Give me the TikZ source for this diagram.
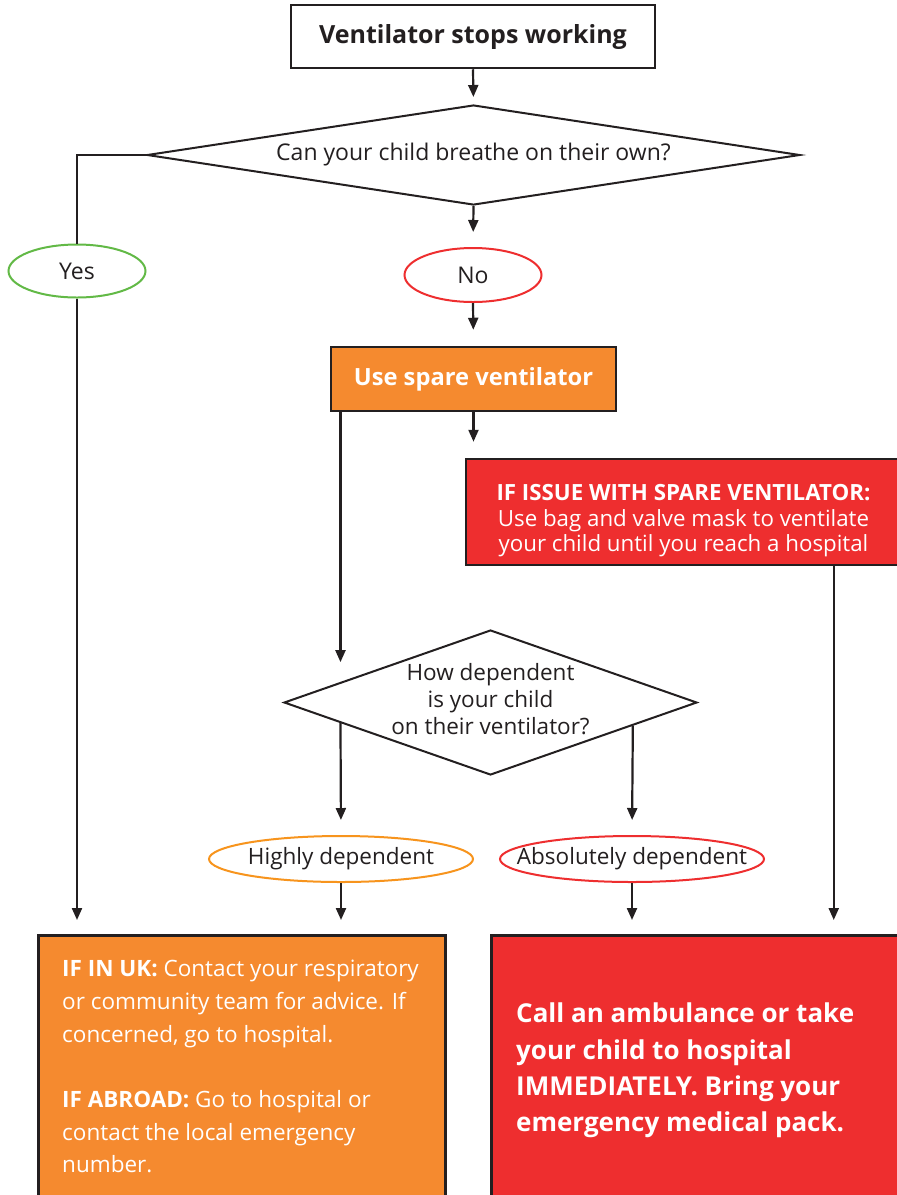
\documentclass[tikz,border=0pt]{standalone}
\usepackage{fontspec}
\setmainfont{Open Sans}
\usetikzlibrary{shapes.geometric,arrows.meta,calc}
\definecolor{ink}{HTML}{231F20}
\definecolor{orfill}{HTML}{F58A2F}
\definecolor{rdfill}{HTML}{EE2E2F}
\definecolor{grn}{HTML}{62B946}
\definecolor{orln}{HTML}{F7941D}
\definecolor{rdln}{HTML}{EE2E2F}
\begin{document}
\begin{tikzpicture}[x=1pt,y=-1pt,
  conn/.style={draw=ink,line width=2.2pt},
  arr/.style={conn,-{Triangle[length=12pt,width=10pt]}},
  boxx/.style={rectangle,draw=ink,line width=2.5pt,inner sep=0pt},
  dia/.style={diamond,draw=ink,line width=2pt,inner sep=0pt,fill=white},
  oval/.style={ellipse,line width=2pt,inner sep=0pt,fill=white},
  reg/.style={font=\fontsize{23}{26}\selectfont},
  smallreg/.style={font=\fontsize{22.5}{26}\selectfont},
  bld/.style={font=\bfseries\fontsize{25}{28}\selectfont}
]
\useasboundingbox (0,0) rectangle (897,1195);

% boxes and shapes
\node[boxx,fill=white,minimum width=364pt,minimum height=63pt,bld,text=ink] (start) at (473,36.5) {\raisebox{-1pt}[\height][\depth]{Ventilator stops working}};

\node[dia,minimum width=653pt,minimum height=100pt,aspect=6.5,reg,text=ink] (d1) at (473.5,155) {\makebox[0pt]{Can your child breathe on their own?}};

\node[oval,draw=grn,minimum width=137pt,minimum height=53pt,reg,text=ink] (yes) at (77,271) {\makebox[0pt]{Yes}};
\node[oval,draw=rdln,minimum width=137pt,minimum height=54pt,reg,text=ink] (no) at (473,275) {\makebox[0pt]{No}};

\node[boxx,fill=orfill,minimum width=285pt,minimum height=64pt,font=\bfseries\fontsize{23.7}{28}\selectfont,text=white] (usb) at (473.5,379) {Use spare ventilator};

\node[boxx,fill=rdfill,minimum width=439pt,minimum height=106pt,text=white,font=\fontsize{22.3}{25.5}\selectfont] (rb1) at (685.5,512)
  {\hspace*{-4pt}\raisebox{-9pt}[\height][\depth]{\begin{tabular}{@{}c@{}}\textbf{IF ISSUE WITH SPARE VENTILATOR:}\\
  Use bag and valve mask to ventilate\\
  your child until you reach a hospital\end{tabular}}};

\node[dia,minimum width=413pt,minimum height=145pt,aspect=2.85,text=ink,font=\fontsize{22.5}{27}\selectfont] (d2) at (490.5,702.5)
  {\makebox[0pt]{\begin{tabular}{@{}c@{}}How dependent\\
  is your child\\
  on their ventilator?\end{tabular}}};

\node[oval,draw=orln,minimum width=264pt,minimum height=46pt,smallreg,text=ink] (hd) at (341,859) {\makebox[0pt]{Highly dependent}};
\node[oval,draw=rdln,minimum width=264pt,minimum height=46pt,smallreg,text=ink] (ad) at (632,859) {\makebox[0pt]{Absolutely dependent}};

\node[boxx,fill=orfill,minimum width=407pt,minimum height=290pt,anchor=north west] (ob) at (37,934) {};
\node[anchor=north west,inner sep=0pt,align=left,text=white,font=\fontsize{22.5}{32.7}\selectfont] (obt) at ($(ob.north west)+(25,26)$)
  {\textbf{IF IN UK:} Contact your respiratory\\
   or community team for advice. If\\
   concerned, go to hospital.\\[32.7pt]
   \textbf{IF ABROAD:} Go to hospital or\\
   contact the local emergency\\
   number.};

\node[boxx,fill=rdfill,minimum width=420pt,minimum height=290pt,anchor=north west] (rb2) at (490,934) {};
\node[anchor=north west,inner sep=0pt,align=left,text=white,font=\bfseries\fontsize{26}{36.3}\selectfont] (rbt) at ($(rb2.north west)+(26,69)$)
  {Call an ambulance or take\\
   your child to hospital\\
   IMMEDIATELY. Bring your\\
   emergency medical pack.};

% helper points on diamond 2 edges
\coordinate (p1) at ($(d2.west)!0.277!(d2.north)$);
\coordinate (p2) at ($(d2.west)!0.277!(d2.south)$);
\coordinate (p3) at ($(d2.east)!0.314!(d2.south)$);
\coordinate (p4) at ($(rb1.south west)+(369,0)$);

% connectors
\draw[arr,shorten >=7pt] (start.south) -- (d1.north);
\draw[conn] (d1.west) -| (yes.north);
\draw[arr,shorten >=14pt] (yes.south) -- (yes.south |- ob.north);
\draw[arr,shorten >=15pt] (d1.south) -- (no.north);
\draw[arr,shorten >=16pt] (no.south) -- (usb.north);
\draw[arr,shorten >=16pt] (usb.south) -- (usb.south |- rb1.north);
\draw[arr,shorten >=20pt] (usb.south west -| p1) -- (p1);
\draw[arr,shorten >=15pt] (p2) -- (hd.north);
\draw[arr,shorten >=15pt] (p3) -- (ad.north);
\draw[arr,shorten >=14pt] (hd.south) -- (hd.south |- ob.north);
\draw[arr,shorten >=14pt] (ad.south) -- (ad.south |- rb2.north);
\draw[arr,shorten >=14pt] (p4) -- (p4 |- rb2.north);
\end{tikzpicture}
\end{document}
=======
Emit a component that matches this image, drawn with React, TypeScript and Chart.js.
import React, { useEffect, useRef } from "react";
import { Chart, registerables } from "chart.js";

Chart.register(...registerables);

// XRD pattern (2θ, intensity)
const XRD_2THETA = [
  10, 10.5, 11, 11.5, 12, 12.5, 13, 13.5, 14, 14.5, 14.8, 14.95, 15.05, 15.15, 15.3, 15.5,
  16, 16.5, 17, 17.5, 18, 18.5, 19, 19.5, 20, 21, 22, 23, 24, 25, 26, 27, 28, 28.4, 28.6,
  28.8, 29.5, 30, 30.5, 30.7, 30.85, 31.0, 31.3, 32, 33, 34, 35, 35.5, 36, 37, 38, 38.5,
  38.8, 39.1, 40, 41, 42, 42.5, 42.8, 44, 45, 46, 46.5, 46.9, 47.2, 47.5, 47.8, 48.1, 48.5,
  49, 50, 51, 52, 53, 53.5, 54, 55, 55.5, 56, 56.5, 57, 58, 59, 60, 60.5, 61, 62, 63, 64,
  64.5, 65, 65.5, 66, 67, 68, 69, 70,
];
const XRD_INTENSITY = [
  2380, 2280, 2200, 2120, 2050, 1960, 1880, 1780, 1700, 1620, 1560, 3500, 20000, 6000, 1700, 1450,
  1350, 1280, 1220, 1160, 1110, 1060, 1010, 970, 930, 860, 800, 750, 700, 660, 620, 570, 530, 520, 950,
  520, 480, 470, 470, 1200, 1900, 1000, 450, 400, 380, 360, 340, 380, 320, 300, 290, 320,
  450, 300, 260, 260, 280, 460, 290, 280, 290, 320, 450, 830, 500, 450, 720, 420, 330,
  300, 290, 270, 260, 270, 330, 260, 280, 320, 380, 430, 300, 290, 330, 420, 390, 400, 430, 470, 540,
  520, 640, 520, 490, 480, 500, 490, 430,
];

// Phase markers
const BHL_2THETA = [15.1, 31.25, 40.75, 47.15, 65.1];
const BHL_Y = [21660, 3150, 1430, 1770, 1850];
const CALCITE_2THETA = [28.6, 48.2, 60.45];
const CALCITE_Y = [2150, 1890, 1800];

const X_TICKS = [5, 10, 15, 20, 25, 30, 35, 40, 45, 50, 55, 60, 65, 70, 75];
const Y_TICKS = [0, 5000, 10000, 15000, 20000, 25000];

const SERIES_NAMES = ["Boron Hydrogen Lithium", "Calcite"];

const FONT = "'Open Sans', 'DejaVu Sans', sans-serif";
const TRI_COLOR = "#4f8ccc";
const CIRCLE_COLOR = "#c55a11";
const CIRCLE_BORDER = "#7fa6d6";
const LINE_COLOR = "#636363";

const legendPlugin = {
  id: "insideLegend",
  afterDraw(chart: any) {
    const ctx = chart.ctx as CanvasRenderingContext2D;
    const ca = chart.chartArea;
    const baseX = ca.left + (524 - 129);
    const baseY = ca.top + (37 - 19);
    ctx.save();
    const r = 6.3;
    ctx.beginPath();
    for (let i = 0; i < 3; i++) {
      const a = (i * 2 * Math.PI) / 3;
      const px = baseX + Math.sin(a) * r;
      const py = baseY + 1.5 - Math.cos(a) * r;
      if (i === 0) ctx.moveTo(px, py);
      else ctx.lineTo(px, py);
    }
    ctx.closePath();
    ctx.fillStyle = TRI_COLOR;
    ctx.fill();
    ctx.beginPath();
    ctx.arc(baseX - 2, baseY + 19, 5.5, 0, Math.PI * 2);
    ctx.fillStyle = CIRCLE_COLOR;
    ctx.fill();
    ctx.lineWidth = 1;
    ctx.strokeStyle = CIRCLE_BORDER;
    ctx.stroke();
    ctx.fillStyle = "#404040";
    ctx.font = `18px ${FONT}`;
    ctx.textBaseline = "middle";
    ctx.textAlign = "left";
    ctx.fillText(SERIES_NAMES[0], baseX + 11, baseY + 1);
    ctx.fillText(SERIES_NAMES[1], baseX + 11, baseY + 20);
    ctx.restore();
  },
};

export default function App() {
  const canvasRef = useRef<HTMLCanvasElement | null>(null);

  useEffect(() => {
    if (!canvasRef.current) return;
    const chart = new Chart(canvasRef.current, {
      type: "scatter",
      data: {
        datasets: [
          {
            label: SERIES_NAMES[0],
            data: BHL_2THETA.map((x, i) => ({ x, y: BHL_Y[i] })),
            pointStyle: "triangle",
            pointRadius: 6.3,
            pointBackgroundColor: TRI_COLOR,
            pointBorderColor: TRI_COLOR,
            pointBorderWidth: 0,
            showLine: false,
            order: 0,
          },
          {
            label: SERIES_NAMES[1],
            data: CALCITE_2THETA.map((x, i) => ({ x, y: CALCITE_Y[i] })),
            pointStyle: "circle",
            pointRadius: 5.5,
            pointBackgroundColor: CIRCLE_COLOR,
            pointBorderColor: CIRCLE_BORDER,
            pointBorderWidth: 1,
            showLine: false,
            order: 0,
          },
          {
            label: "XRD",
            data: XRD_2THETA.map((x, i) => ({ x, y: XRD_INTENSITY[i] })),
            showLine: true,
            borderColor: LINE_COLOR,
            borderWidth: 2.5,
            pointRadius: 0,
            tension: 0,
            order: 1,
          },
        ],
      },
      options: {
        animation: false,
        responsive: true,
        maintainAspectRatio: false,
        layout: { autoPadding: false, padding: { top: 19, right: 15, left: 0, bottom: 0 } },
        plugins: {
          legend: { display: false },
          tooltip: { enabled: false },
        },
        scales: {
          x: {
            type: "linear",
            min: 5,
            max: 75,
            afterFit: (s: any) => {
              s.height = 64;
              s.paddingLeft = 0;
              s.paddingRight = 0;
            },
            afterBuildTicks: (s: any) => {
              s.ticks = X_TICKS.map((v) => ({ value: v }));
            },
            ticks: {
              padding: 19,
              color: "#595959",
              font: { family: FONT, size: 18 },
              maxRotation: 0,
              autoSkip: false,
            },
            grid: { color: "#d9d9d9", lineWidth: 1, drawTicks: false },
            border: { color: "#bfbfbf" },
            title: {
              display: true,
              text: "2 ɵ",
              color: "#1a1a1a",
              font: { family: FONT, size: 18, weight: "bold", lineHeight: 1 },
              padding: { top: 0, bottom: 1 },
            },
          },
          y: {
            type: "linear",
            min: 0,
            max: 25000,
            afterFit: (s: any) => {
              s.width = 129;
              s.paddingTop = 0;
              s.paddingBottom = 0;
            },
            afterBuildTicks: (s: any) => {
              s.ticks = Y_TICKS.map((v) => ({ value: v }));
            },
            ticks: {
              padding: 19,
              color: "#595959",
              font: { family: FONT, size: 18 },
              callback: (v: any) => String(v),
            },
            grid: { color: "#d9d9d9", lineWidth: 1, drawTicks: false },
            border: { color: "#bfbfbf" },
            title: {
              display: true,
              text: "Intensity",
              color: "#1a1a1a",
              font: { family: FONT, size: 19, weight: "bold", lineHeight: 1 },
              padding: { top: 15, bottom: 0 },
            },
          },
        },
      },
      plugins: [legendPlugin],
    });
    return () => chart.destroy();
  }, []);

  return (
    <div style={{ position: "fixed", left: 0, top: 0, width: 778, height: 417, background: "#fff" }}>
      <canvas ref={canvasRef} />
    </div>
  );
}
=======
*TO DO:*
Repeat exactly the stretch of lines that opens with the line containing "Give me the TikZ source for this diagram." and closes with the line containing "width=137pt,minimum height=54pt,reg,text=ink] (no)". Leave the pictures out, and add nothing.

*CORRECT ANSWER:*
Give me the TikZ source for this diagram.
\documentclass[tikz,border=0pt]{standalone}
\usepackage{fontspec}
\setmainfont{Open Sans}
\usetikzlibrary{shapes.geometric,arrows.meta,calc}
\definecolor{ink}{HTML}{231F20}
\definecolor{orfill}{HTML}{F58A2F}
\definecolor{rdfill}{HTML}{EE2E2F}
\definecolor{grn}{HTML}{62B946}
\definecolor{orln}{HTML}{F7941D}
\definecolor{rdln}{HTML}{EE2E2F}
\begin{document}
\begin{tikzpicture}[x=1pt,y=-1pt,
  conn/.style={draw=ink,line width=2.2pt},
  arr/.style={conn,-{Triangle[length=12pt,width=10pt]}},
  boxx/.style={rectangle,draw=ink,line width=2.5pt,inner sep=0pt},
  dia/.style={diamond,draw=ink,line width=2pt,inner sep=0pt,fill=white},
  oval/.style={ellipse,line width=2pt,inner sep=0pt,fill=white},
  reg/.style={font=\fontsize{23}{26}\selectfont},
  smallreg/.style={font=\fontsize{22.5}{26}\selectfont},
  bld/.style={font=\bfseries\fontsize{25}{28}\selectfont}
]
\useasboundingbox (0,0) rectangle (897,1195);

% boxes and shapes
\node[boxx,fill=white,minimum width=364pt,minimum height=63pt,bld,text=ink] (start) at (473,36.5) {\raisebox{-1pt}[\height][\depth]{Ventilator stops working}};

\node[dia,minimum width=653pt,minimum height=100pt,aspect=6.5,reg,text=ink] (d1) at (473.5,155) {\makebox[0pt]{Can your child breathe on their own?}};

\node[oval,draw=grn,minimum width=137pt,minimum height=53pt,reg,text=ink] (yes) at (77,271) {\makebox[0pt]{Yes}};
\node[oval,draw=rdln,minimum width=137pt,minimum height=54pt,reg,text=ink] (no) at (473,275) {\makebox[0pt]{No}};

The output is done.